Priestly faithfulness vs. corruption – The pattern continues with Ezekiel 34 (false shepherds) and John 10 (the Good Shepherd).
Messiah as Priest-King – Hannah’s “anointed” anticipates Psalm 2 and Hebrews 7.

Augustine read 1 Samuel 2 allegorically: Hannah = the Church, the arrogant priests = carnal leaders, Samuel = Christlike ministry.
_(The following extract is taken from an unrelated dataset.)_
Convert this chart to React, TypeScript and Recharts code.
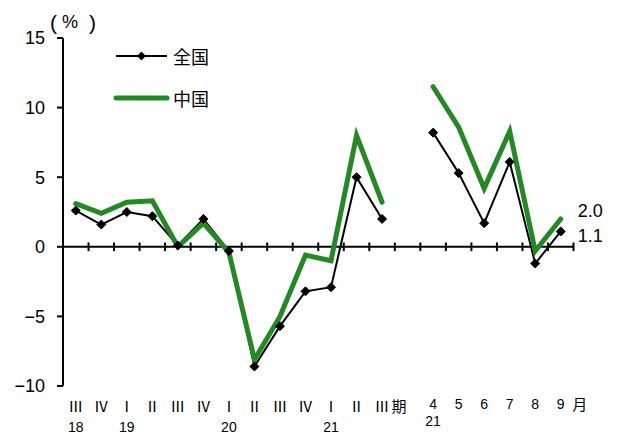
import React from 'react';
import { LineChart, Line, XAxis, YAxis, ReferenceLine, LabelList } from 'recharts';

// category labels (20 slots: 13 quarters, 1 gap, 6 months)
const periods = ['Ⅲ', 'Ⅳ', 'Ⅰ', 'Ⅱ', 'Ⅲ', 'Ⅳ', 'Ⅰ', 'Ⅱ', 'Ⅲ', 'Ⅳ', 'Ⅰ', 'Ⅱ', 'Ⅲ', '', '4', '5', '6', '7', '8', '9'];
const years = ['18', '', '19', '', '', '', '20', '', '', '', '21', '', '', '', '21', '', '', '', '', ''];
const suffixes = ['', '', '', '', '', '', '', '', '', '', '', '', '期', '', '', '', '', '', '', '月'];

// series values (%)
const national: (number | null)[] = [2.6, 1.6, 2.5, 2.2, 0.1, 2.0, -0.3, -8.6, -5.7, -3.2, -2.9, 5.0, 2.0, null, 8.2, 5.3, 1.7, 6.1, -1.2, 1.1];
const chugoku: (number | null)[] = [3.1, 2.4, 3.2, 3.3, 0.0, 1.7, -0.4, -8.1, -5.0, -0.6, -1.0, 8.0, 3.2, null, 11.5, 8.6, 4.2, 8.3, -0.3, 2.0];

const yTicks = [-10, -5, 0, 5, 10, 15];
const boundaries = Array.from({ length: periods.length + 1 }, (_, i) => i);
const centers = periods.map((_, i) => i + 0.5);

const data = periods.map((p, i) => ({
  x: i + 0.5,
  national: national[i],
  chugoku: chugoku[i],
}));

const GREEN = '#238a23';
const NUMFONT = '"Liberation Sans", Arial, sans-serif';
const JFONT = '"Noto Sans CJK JP", "Noto Sans", sans-serif';

function XTick(props: any) {
  const { x, y, payload } = props;
  const i = Math.round(payload.value - 0.5);
  const isMonth = i >= 14;
  const p = periods[i];
  const yr = years[i];
  const sfx = suffixes[i];
  return (
    <g>
      {p ? (
        <text
          x={x}
          y={isMonth ? y + 15 : y + 18}
          textAnchor="middle"
          fontSize={isMonth ? 14 : 15}
          fontFamily={isMonth ? NUMFONT : JFONT}
          fill="#000"
        >
          {p}
        </text>
      ) : null}
      {sfx ? (
        <text x={x + (isMonth ? 19 : 17)} y={isMonth ? y + 16 : y + 18} textAnchor="middle" fontSize={15} fontFamily={JFONT} fill="#000">
          {sfx}
        </text>
      ) : null}
      {yr ? (
        <text x={x} y={isMonth ? y + 32 : y + 38} textAnchor="middle" fontSize={14} fontFamily={NUMFONT} fill="#000">
          {yr}
        </text>
      ) : null}
    </g>
  );
}

function Diamond(props: any) {
  const { cx, cy, index } = props;
  if (cx == null || cy == null || props.value == null) return <g key={'d' + index} />;
  const r = 4.5;
  return (
    <path
      key={'d' + index}
      d={`M${cx},${cy - r}L${cx + r},${cy}L${cx},${cy + r}L${cx - r},${cy}Z`}
      fill="#000"
      stroke="#000"
      strokeWidth={1}
    />
  );
}

const makeEndLabel = (dy: number) => (props: any) => {
  const { x, y, value, index } = props;
  if (index !== periods.length - 1 || value == null) return null;
  return (
    <text x={x + 17} y={y + dy} fontSize={18} fontFamily={NUMFONT} fill="#000" dominantBaseline="central">
      {Number(value).toFixed(1)}
    </text>
  );
};

const fmtY = (v: number) => (v < 0 ? '−' + Math.abs(v) : String(v));

export default function App() {
  return (
    <div style={{ position: 'absolute', left: 0, top: 0, width: 618, height: 435, background: '#fff' }}>
      <LineChart width={618} height={435} data={data} margin={{ top: 38, right: 44.5, bottom: 4, left: 0 }}>
        <XAxis
          type="number"
          dataKey="x"
          domain={[0, periods.length]}
          ticks={centers}
          tick={<XTick />}
          axisLine={false}
          tickLine={false}
          height={45}
          interval={0}
          allowDataOverflow
        />
        <YAxis
          type="number"
          domain={[-10, 15]}
          ticks={yTicks}
          width={63}
          tickFormatter={fmtY}
          tick={{ fontSize: 18, fontFamily: NUMFONT, fill: '#000' }}
          tickMargin={12}
          axisLine={{ stroke: '#000', strokeWidth: 2 }}
          tickLine={{ stroke: '#000', strokeWidth: 2 }}
          interval={0}
        />
        <ReferenceLine y={0} stroke="#000" strokeWidth={2} />
        {boundaries.map((b) => (
          <ReferenceLine
            key={'t' + b}
            segment={[
              { x: b, y: -0.31 },
              { x: b, y: 0.31 },
            ]}
            stroke="#000"
            strokeWidth={2}
          />
        ))}
        <Line
          type="linear"
          dataKey="national"
          stroke="#000"
          strokeWidth={2}
          dot={Diamond}
          activeDot={false}
          connectNulls={false}
          isAnimationActive={false}
        >
          <LabelList dataKey="national" content={makeEndLabel(5)} />
        </Line>
        <Line
          type="linear"
          dataKey="chugoku"
          stroke={GREEN}
          strokeWidth={5}
          strokeLinecap="round"
          dot={false}
          activeDot={false}
          connectNulls={false}
          isAnimationActive={false}
        >
          <LabelList dataKey="chugoku" content={makeEndLabel(-8)} />
        </Line>
        {/* unit label */}
        <text y={22} dominantBaseline="central" fontFamily={NUMFONT} fill="#000">
          <tspan x={50} fontSize={21}>(</tspan>
          <tspan x={62} fontSize={18}>%</tspan>
          <tspan x={89} fontSize={21}>)</tspan>
        </text>
        {/* legend */}
        <g>
          <line x1={116} y1={56} x2={167} y2={56} stroke="#000" strokeWidth={2} />
          <path d="M141.5,51.5L146,56L141.5,60.5L137,56Z" fill="#000" />
          <text x={173} y={56} dominantBaseline="central" fontSize={18} fontFamily={JFONT} fill="#000">
            全国
          </text>
          <line x1={116} y1={98} x2={167} y2={98} stroke={GREEN} strokeWidth={5} strokeLinecap="round" />
          <text x={173} y={98} dominantBaseline="central" fontSize={18} fontFamily={JFONT} fill="#000">
            中国
          </text>
        </g>
      </LineChart>
    </div>
  );
}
6. What We Might Miss in the West

  1. Communal meals – Sacrifice in Israel doubled as fellowship dinner. To violate the meat was to rob both God and neighbor.
  2. The honor-shame lens – “Weight” (honor) is currency. Hophni and Phinehas treat holy things lightly, so they lose weight (honor) in society and before God.
  3. The place of women at the sanctuary – Verse 22 hints at service women (possibly weavers of curtains, cf. Exodus 38 :8). Their abuse underscores systemic injustice, a theme modern readers recognize all too well.

7. Suggested Hymn

“Sing Out, Earth and Skies” (Marty Haugen, 1985).
Verse 2 celebrates the lowly lifted up, echoing Hannah’s logic yet with fresh melody.


8. Meditative Response

Take ten minutes today to name before God one area where you feel powerless. Then, in Hannah’s spirit, declare aloud one sentence of praise that imagines God reversing that circumstance. Write it. Keep it. Let it sing back to you.

Additional readings:
• Psalm 75
• Luke 1 :46-55
• Hebrews 4 :14-16


Closing Prayer

Sovereign Lord,
You lift the weak and silence the proud.
Clothe us, like Samuel, in garments of humble service.
Guard us from treating holy things lightly.
Raise in our hearts the song of Hannah until every fear bows to Your faithfulness.
Through Jesus Christ, our faithful High Priest, Amen.